WHAT YOU HAVE TO DO:
The listing below should be printed exactly, every line of it. Skip the pictures.

COLLECTED MATERIAL:
>>>>>

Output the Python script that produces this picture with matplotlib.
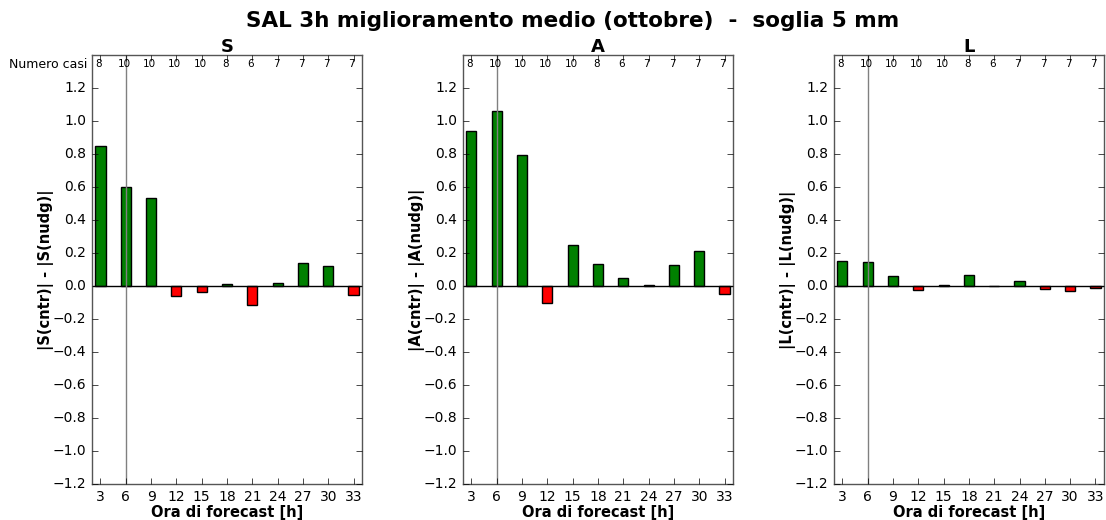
import matplotlib
matplotlib.use("Agg")
import matplotlib.pyplot as plt
import numpy as np

plt.style.use("classic")

hours = [3, 6, 9, 12, 15, 18, 21, 24, 27, 30, 33]
n_cases = [8, 10, 10, 10, 10, 8, 6, 7, 7, 7, 7]

s_diff = [0.848, 0.598, 0.533, -0.060, -0.036, 0.010, -0.117, 0.016, 0.142, 0.119, -0.056]
a_diff = [0.937, 1.058, 0.797, -0.100, 0.250, 0.132, 0.048, 0.005, 0.127, 0.212, -0.050]
l_diff = [0.151, 0.145, 0.058, -0.022, 0.008, 0.066, 0.002, 0.030, -0.016, -0.032, -0.012]

panels = [("S", s_diff), ("A", a_diff), ("L", l_diff)]
lefts = [0.0832, 0.4186, 0.754]

fig = plt.figure(figsize=(11.06, 5.2), dpi=100, facecolor="white")
fig.suptitle("SAL 3h miglioramento medio (ottobre)  -  soglia 5 mm",
             fontsize=15.5, fontweight="bold", x=0.518, y=0.978)

for i, (name, vals) in enumerate(panels):
    ax = fig.add_axes([lefts[i], 0.0692, 0.2441, 0.8250])
    vals = np.array(vals)
    colors = np.where(vals >= 0, "green", "red")
    ax.bar(hours, vals, width=1.2, align="center", color=colors,
           edgecolor="black", linewidth=1)
    ax.axhline(0, color="black", linewidth=1)
    ax.axvline(6, color="gray", linewidth=1)
    ax.set_xlim(2, 34)
    ax.set_ylim(-1.2, 1.4)
    ax.set_xticks(hours)
    ax.set_yticks(np.arange(-1.2, 1.21, 0.2))
    ax.tick_params(labelsize=10)
    ax.tick_params(axis="x", pad=4)
    ax.set_title(name, fontsize=13, fontweight="bold", pad=2)
    ax.set_xlabel("Ora di forecast [h]", fontsize=10.5, fontweight="bold", labelpad=1)
    ax.set_ylabel("|%s(cntr)| - |%s(nudg)|" % (name, name), fontsize=10.5,
                  fontweight="bold")
    ax.yaxis.set_label_coords(-0.142, 0.5)
    for h, n in zip(hours, n_cases):
        ax.text(h - 0.2, 1.345, str(n), ha="center", va="center", fontsize=7.5)
    if i == 0:
        ax.text(-0.018, 1.345, "Numero casi", transform=ax.get_yaxis_transform(),
                ha="right", va="center", fontsize=9)
    for sp in ax.spines.values():
        sp.set_color("#555555")

fig.savefig("out.png", dpi=100, facecolor="white")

<<<<<

ANSWER BELOW:
Output the Python script that produces this picture with matplotlib.
import matplotlib
matplotlib.use("Agg")
import matplotlib.pyplot as plt
import numpy as np

plt.style.use("classic")

hours = [3, 6, 9, 12, 15, 18, 21, 24, 27, 30, 33]
n_cases = [8, 10, 10, 10, 10, 8, 6, 7, 7, 7, 7]

s_diff = [0.848, 0.598, 0.533, -0.060, -0.036, 0.010, -0.117, 0.016, 0.142, 0.119, -0.056]
a_diff = [0.937, 1.058, 0.797, -0.100, 0.250, 0.132, 0.048, 0.005, 0.127, 0.212, -0.050]
l_diff = [0.151, 0.145, 0.058, -0.022, 0.008, 0.066, 0.002, 0.030, -0.016, -0.032, -0.012]

panels = [("S", s_diff), ("A", a_diff), ("L", l_diff)]
lefts = [0.0832, 0.4186, 0.754]

fig = plt.figure(figsize=(11.06, 5.2), dpi=100, facecolor="white")
fig.suptitle("SAL 3h miglioramento medio (ottobre)  -  soglia 5 mm",
             fontsize=15.5, fontweight="bold", x=0.518, y=0.978)

for i, (name, vals) in enumerate(panels):
    ax = fig.add_axes([lefts[i], 0.0692, 0.2441, 0.8250])
    vals = np.array(vals)
    colors = np.where(vals >= 0, "green", "red")
    ax.bar(hours, vals, width=1.2, align="center", color=colors,
           edgecolor="black", linewidth=1)
    ax.axhline(0, color="black", linewidth=1)
    ax.axvline(6, color="gray", linewidth=1)
    ax.set_xlim(2, 34)
    ax.set_ylim(-1.2, 1.4)
    ax.set_xticks(hours)
    ax.set_yticks(np.arange(-1.2, 1.21, 0.2))
    ax.tick_params(labelsize=10)
    ax.tick_params(axis="x", pad=4)
    ax.set_title(name, fontsize=13, fontweight="bold", pad=2)
    ax.set_xlabel("Ora di forecast [h]", fontsize=10.5, fontweight="bold", labelpad=1)
    ax.set_ylabel("|%s(cntr)| - |%s(nudg)|" % (name, name), fontsize=10.5,
                  fontweight="bold")
    ax.yaxis.set_label_coords(-0.142, 0.5)
    for h, n in zip(hours, n_cases):
        ax.text(h - 0.2, 1.345, str(n), ha="center", va="center", fontsize=7.5)
    if i == 0:
        ax.text(-0.018, 1.345, "Numero casi", transform=ax.get_yaxis_transform(),
                ha="right", va="center", fontsize=9)
    for sp in ax.spines.values():
        sp.set_color("#555555")

fig.savefig("out.png", dpi=100, facecolor="white")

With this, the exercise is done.